→ TASK GOAL: Where the string "matplotlib" occurs in the material below, report the whole line.

— START INFORMATION SHOWN —

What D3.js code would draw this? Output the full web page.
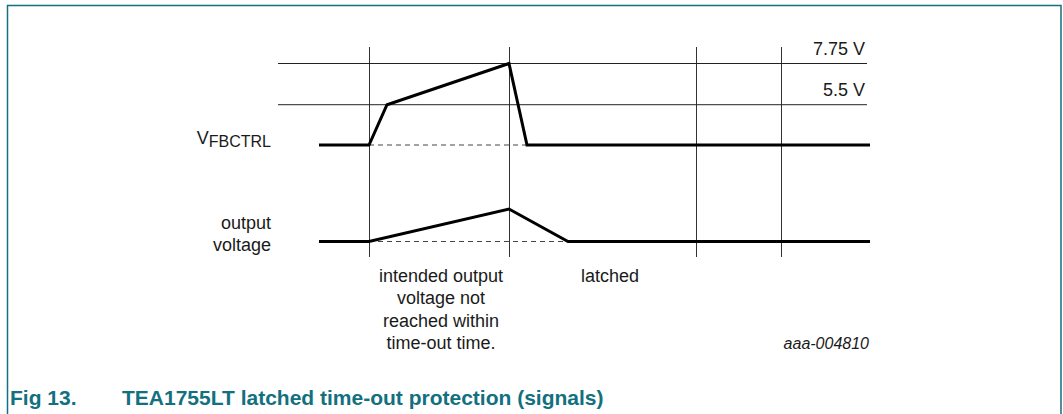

— END INFORMATION SHOWN —
— START INFORMATION SHOWN —

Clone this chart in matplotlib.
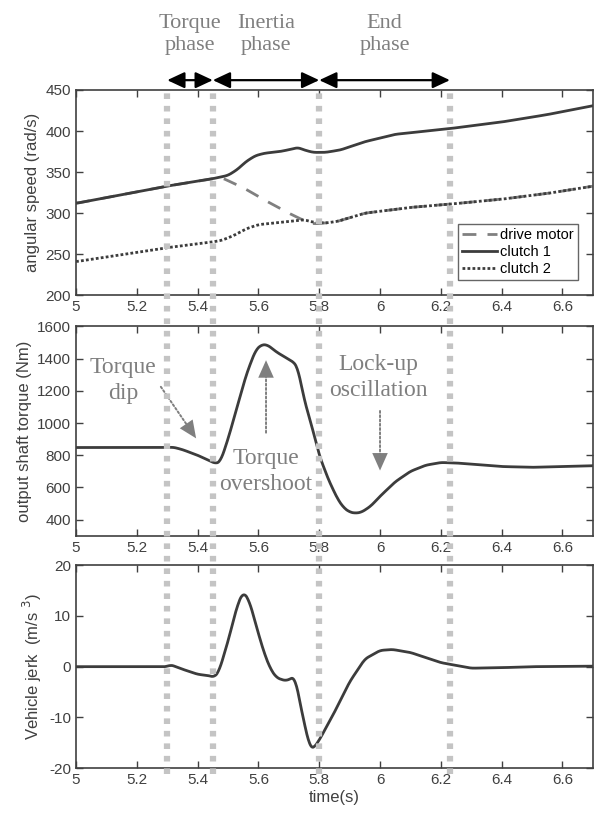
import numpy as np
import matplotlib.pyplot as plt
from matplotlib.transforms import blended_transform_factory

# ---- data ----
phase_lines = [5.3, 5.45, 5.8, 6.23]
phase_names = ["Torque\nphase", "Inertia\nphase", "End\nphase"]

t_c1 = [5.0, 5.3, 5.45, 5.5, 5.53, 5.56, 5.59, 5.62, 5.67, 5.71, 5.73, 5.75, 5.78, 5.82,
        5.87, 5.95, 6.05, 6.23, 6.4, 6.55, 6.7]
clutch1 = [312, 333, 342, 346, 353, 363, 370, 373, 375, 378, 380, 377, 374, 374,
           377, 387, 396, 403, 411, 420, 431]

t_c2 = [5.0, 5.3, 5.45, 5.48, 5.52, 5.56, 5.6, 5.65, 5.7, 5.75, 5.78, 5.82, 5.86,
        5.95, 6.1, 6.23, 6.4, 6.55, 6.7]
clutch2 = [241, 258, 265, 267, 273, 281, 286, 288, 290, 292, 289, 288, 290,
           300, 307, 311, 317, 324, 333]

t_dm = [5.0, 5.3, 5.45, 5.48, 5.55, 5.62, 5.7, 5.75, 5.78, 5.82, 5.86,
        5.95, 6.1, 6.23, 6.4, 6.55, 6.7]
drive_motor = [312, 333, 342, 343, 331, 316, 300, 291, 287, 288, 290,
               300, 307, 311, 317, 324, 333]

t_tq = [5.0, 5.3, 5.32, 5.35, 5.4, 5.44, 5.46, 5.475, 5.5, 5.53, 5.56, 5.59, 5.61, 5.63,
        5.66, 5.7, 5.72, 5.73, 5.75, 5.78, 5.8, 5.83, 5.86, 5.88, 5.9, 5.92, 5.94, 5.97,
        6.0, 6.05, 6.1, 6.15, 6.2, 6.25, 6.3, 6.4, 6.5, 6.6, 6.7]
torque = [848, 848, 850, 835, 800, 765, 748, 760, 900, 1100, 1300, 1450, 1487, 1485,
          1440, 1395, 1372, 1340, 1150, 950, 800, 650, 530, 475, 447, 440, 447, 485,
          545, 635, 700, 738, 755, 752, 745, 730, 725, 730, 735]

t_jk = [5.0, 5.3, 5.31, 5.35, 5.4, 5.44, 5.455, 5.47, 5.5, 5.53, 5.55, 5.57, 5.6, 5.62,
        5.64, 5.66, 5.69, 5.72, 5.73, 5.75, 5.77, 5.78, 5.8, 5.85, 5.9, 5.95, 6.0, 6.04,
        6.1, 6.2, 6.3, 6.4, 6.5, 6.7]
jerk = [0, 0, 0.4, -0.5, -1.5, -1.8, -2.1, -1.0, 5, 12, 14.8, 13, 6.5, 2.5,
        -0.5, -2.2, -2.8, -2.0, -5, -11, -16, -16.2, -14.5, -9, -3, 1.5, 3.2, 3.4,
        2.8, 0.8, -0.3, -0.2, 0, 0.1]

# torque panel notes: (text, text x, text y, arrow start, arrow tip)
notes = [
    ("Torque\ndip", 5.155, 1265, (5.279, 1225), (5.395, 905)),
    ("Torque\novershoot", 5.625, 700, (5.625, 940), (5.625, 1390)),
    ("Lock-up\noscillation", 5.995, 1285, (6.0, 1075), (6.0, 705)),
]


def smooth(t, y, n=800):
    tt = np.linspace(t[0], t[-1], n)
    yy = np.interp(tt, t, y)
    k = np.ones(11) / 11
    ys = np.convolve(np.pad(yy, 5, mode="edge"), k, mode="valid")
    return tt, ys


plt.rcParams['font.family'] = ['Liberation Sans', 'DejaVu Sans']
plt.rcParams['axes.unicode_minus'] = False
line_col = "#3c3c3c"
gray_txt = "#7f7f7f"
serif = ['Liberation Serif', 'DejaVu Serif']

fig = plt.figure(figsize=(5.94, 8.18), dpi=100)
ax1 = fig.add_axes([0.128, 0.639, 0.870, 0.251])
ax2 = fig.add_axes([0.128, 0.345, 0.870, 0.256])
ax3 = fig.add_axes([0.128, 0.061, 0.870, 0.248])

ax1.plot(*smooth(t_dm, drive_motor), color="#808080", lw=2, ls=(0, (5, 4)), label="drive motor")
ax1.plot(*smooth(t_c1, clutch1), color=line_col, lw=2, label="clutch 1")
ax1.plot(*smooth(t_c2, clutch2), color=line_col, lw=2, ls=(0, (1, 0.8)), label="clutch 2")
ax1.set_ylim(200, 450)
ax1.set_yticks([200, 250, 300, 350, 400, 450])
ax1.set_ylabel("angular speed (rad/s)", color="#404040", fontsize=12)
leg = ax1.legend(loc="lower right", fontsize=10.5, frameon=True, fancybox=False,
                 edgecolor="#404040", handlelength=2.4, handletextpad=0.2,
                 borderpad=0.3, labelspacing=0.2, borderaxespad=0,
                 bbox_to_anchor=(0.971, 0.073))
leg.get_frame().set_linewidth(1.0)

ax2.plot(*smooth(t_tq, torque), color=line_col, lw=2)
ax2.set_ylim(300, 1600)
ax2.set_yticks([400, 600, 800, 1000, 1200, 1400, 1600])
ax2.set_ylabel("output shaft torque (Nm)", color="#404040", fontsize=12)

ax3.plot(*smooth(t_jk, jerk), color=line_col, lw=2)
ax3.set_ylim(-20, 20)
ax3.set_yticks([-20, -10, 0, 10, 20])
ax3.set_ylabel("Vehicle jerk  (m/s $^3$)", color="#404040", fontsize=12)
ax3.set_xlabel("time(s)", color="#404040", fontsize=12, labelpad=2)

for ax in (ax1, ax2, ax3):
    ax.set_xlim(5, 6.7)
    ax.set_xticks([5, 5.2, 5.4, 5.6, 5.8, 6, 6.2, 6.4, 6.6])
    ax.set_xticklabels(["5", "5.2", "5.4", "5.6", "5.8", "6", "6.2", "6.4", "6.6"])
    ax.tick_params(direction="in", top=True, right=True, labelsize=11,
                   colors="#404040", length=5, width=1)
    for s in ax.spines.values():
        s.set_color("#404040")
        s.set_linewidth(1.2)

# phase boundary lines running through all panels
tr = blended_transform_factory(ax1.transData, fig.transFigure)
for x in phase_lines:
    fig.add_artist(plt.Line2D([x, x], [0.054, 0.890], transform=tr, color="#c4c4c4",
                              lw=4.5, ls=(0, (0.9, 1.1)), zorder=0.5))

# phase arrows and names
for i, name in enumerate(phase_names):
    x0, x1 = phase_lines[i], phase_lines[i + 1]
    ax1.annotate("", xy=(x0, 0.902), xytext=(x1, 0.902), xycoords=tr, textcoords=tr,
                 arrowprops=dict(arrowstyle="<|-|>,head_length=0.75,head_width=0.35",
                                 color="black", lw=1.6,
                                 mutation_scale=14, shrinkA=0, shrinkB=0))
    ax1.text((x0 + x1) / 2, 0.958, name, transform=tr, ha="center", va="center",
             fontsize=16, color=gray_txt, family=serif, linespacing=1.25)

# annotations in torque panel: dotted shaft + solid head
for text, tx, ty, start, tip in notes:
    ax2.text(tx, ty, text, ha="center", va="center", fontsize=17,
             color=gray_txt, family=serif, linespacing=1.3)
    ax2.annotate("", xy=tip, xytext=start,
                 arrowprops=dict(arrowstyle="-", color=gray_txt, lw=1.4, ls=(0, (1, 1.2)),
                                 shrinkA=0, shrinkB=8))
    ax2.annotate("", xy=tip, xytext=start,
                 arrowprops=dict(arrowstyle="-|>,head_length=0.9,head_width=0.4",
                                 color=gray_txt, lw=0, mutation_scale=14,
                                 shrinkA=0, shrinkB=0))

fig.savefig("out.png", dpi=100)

— END INFORMATION SHOWN —
— START INFORMATION SHOWN —

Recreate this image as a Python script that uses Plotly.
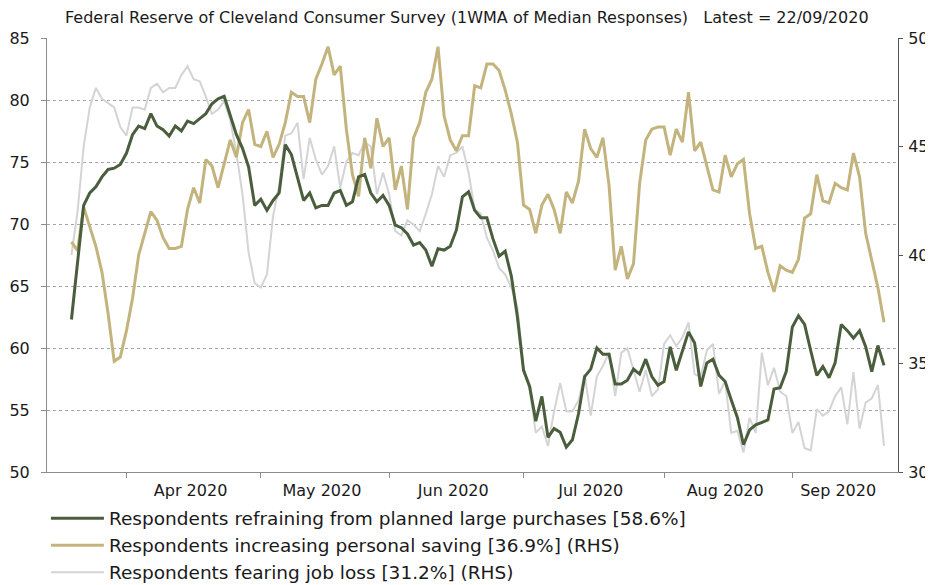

— END INFORMATION SHOWN —

→ WORKED ANSWER:
Clone this chart in matplotlib.
import matplotlib.pyplot as plt
from matplotlib.transforms import blended_transform_factory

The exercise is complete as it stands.